**OBJECTIVE**
Retype only the lines running from the line that contains "Convert this chart to Chart.js code." to the line that contains "ctx.fillText('Vek zamestnancov v", inclusive, and leave the pictures behind.

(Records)
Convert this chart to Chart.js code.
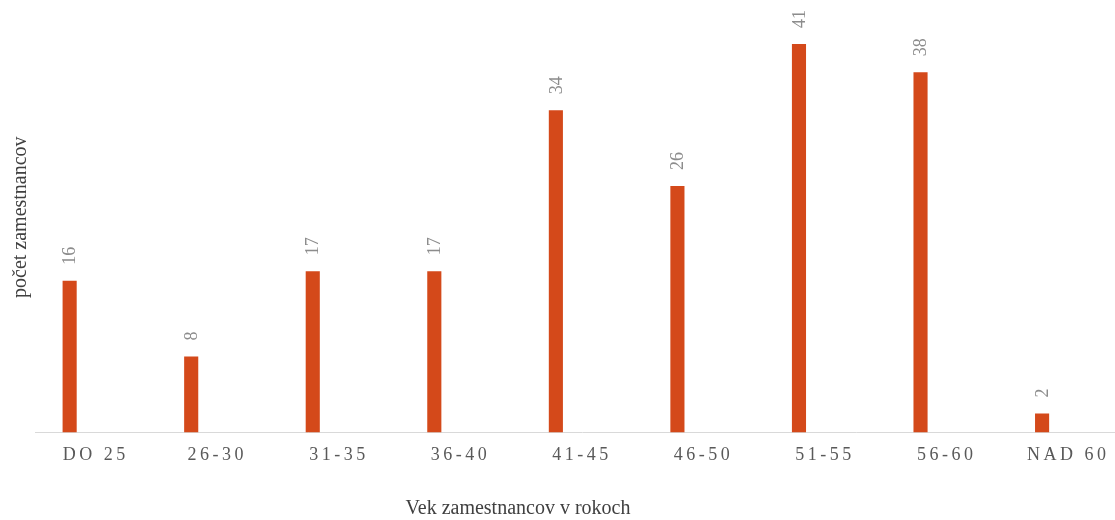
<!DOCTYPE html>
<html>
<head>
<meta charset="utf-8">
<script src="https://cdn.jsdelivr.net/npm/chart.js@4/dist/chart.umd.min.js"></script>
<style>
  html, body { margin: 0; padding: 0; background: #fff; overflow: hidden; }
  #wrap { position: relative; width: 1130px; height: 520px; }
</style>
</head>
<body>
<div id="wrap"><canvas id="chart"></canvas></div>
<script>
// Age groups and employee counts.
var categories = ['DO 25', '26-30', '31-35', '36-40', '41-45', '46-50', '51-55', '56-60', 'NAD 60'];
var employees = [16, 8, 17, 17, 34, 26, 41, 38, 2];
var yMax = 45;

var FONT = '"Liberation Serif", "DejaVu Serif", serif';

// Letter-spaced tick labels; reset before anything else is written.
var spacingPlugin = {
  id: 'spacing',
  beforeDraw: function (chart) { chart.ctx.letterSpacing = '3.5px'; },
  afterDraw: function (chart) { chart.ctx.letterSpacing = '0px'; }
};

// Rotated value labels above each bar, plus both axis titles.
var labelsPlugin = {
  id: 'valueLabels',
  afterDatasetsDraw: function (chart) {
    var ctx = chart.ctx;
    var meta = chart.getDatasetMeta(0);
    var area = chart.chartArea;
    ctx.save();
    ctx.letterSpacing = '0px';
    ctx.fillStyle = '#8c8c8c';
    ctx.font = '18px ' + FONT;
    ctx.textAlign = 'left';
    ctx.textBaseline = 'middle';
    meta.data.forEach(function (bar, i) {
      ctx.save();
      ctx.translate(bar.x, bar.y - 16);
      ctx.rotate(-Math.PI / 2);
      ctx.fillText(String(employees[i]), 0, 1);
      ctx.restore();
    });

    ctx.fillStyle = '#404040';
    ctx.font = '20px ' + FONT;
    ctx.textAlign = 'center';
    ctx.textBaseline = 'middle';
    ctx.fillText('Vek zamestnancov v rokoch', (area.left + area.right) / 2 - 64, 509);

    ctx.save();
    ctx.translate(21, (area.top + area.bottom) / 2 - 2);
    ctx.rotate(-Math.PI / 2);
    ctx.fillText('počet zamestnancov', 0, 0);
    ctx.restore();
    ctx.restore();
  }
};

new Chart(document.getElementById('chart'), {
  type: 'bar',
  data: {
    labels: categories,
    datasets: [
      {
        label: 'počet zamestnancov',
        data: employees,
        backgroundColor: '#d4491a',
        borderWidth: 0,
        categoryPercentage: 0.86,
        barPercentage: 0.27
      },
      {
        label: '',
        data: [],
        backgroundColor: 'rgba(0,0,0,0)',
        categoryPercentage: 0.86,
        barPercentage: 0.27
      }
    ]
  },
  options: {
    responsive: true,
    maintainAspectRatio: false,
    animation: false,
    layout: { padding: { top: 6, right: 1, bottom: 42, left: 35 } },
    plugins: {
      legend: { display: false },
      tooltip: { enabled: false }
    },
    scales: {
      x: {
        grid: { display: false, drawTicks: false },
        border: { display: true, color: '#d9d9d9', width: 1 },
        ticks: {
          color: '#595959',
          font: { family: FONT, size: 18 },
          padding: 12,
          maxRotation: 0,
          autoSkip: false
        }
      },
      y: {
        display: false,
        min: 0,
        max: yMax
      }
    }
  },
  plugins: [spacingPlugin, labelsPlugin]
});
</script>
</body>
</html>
==
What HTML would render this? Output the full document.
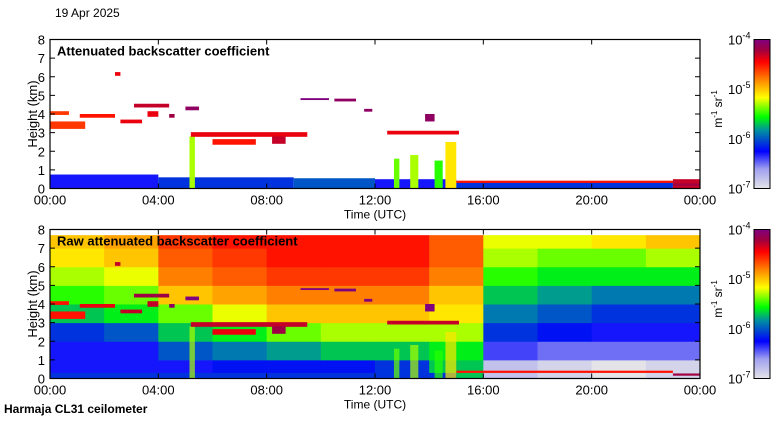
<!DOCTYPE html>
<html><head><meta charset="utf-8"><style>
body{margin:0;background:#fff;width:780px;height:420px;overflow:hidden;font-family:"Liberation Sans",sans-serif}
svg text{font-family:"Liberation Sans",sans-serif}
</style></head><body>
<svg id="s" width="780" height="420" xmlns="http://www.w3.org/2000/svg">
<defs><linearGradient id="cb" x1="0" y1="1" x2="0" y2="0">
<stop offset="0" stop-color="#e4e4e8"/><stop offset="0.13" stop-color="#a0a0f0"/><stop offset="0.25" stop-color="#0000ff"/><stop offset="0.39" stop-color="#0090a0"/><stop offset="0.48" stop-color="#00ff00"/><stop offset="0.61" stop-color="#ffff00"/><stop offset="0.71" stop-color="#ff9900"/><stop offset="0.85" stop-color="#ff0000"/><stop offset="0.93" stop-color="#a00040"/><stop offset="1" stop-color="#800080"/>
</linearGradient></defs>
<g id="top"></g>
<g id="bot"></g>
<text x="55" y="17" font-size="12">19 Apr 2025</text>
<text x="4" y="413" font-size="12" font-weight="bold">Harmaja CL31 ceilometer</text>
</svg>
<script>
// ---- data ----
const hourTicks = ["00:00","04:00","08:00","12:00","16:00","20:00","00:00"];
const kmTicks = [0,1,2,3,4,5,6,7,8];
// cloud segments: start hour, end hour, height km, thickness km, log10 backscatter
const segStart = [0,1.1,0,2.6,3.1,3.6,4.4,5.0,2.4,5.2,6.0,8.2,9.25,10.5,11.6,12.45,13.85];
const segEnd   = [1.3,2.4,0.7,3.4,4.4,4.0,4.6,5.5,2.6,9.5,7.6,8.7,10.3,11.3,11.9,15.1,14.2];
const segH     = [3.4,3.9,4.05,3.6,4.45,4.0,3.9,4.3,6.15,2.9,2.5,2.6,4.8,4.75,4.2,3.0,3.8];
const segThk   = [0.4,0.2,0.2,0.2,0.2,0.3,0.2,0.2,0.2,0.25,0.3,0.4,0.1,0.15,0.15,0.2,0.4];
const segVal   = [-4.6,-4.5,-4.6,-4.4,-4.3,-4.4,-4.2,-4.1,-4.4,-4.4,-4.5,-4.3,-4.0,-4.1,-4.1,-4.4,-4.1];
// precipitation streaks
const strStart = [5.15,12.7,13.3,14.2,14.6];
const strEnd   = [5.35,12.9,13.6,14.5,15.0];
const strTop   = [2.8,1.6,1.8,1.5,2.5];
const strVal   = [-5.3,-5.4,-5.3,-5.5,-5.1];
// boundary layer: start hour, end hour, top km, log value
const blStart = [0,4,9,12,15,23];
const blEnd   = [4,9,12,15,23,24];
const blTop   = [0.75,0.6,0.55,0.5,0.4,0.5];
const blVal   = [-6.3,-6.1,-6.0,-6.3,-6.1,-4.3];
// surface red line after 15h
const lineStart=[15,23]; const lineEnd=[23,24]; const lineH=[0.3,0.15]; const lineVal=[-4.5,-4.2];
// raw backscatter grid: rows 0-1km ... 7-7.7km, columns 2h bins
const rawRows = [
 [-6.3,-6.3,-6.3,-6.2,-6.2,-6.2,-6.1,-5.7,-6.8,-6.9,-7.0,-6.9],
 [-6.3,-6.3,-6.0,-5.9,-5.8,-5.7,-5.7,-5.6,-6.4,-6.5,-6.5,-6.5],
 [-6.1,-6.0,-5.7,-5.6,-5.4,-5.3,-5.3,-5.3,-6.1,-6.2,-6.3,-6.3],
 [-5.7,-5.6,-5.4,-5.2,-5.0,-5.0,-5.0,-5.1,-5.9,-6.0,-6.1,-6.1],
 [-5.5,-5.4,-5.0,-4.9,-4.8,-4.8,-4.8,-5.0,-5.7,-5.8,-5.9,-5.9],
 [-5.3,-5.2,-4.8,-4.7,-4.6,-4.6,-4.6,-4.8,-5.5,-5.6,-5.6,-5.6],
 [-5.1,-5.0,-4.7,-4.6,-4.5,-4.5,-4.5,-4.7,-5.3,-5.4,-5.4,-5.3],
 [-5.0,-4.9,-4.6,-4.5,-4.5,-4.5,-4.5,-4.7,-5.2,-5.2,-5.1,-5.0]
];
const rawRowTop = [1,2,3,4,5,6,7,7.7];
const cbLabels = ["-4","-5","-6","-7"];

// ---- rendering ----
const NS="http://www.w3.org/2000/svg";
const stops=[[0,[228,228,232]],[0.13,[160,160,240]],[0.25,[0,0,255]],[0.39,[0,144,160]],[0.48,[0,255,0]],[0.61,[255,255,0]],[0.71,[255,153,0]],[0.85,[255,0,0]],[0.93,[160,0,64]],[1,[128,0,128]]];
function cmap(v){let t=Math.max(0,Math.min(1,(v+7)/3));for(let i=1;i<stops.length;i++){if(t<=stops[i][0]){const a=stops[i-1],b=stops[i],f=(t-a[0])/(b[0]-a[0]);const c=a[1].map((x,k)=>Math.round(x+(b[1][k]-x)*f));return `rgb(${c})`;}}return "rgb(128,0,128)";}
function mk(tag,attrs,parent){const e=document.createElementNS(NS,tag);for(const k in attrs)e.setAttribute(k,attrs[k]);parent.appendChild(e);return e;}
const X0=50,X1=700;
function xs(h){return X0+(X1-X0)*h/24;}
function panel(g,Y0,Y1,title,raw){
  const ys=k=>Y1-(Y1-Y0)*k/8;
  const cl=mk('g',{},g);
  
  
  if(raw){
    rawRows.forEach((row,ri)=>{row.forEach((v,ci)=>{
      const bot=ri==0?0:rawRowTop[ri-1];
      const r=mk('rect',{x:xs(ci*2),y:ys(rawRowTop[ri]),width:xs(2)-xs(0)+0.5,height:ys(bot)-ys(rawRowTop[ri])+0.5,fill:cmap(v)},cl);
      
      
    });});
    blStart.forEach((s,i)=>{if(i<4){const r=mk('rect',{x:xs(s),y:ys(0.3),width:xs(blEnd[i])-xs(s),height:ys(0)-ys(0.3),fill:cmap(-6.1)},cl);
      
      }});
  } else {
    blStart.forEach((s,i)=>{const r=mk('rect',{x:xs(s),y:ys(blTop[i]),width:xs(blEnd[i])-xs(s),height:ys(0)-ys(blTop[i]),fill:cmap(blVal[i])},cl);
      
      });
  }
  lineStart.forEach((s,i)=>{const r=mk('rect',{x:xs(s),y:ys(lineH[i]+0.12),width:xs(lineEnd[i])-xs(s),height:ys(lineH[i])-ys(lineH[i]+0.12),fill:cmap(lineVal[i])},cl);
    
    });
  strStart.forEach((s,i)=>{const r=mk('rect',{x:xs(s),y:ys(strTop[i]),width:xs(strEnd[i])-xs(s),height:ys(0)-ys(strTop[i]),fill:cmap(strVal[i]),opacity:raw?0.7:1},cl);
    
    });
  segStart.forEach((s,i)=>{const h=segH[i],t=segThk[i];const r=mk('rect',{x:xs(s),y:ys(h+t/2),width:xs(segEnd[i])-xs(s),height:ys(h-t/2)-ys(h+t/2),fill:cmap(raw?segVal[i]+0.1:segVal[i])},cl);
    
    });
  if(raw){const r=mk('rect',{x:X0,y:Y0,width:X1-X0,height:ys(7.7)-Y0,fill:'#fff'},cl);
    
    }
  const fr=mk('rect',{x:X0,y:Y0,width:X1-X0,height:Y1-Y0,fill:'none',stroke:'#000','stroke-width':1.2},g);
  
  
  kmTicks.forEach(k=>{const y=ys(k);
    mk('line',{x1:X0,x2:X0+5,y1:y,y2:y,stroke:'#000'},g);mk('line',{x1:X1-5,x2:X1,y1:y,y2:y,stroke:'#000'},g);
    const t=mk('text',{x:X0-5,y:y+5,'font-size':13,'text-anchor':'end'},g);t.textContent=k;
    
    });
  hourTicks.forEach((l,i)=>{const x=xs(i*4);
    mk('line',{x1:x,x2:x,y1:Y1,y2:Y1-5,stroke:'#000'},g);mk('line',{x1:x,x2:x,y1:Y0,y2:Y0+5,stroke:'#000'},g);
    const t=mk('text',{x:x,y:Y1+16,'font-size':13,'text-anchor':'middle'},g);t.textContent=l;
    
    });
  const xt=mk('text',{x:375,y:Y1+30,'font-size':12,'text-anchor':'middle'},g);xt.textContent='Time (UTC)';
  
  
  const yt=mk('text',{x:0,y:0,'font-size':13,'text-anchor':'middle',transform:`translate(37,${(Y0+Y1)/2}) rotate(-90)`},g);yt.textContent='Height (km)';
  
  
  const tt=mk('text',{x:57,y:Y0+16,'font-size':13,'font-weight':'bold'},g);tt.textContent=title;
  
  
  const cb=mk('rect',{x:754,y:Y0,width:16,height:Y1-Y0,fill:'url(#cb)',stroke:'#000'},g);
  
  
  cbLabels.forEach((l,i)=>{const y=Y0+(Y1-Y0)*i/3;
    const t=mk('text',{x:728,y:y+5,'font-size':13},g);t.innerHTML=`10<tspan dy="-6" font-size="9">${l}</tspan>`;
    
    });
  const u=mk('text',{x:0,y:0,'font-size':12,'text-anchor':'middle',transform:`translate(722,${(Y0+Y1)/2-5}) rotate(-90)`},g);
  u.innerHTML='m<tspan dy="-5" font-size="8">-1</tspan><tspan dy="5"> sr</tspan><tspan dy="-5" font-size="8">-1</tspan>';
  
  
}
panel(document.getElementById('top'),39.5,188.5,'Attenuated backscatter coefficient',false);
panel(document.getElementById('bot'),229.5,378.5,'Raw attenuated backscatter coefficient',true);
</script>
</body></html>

**SOLUTION FOR THIS EXERCISE**
Convert this chart to Chart.js code.
<!DOCTYPE html>
<html>
<head>
<meta charset="utf-8">
<script src="https://cdn.jsdelivr.net/npm/chart.js@4/dist/chart.umd.min.js"></script>
<style>
  html, body { margin: 0; padding: 0; background: #fff; overflow: hidden; }
  #wrap { position: relative; width: 1130px; height: 520px; }
</style>
</head>
<body>
<div id="wrap"><canvas id="chart"></canvas></div>
<script>
// Age groups and employee counts.
var categories = ['DO 25', '26-30', '31-35', '36-40', '41-45', '46-50', '51-55', '56-60', 'NAD 60'];
var employees = [16, 8, 17, 17, 34, 26, 41, 38, 2];
var yMax = 45;

var FONT = '"Liberation Serif", "DejaVu Serif", serif';

// Letter-spaced tick labels; reset before anything else is written.
var spacingPlugin = {
  id: 'spacing',
  beforeDraw: function (chart) { chart.ctx.letterSpacing = '3.5px'; },
  afterDraw: function (chart) { chart.ctx.letterSpacing = '0px'; }
};

// Rotated value labels above each bar, plus both axis titles.
var labelsPlugin = {
  id: 'valueLabels',
  afterDatasetsDraw: function (chart) {
    var ctx = chart.ctx;
    var meta = chart.getDatasetMeta(0);
    var area = chart.chartArea;
    ctx.save();
    ctx.letterSpacing = '0px';
    ctx.fillStyle = '#8c8c8c';
    ctx.font = '18px ' + FONT;
    ctx.textAlign = 'left';
    ctx.textBaseline = 'middle';
    meta.data.forEach(function (bar, i) {
      ctx.save();
      ctx.translate(bar.x, bar.y - 16);
      ctx.rotate(-Math.PI / 2);
      ctx.fillText(String(employees[i]), 0, 1);
      ctx.restore();
    });

    ctx.fillStyle = '#404040';
    ctx.font = '20px ' + FONT;
    ctx.textAlign = 'center';
    ctx.textBaseline = 'middle';
    ctx.fillText('Vek zamestnancov v rokoch', (area.left + area.right) / 2 - 64, 509);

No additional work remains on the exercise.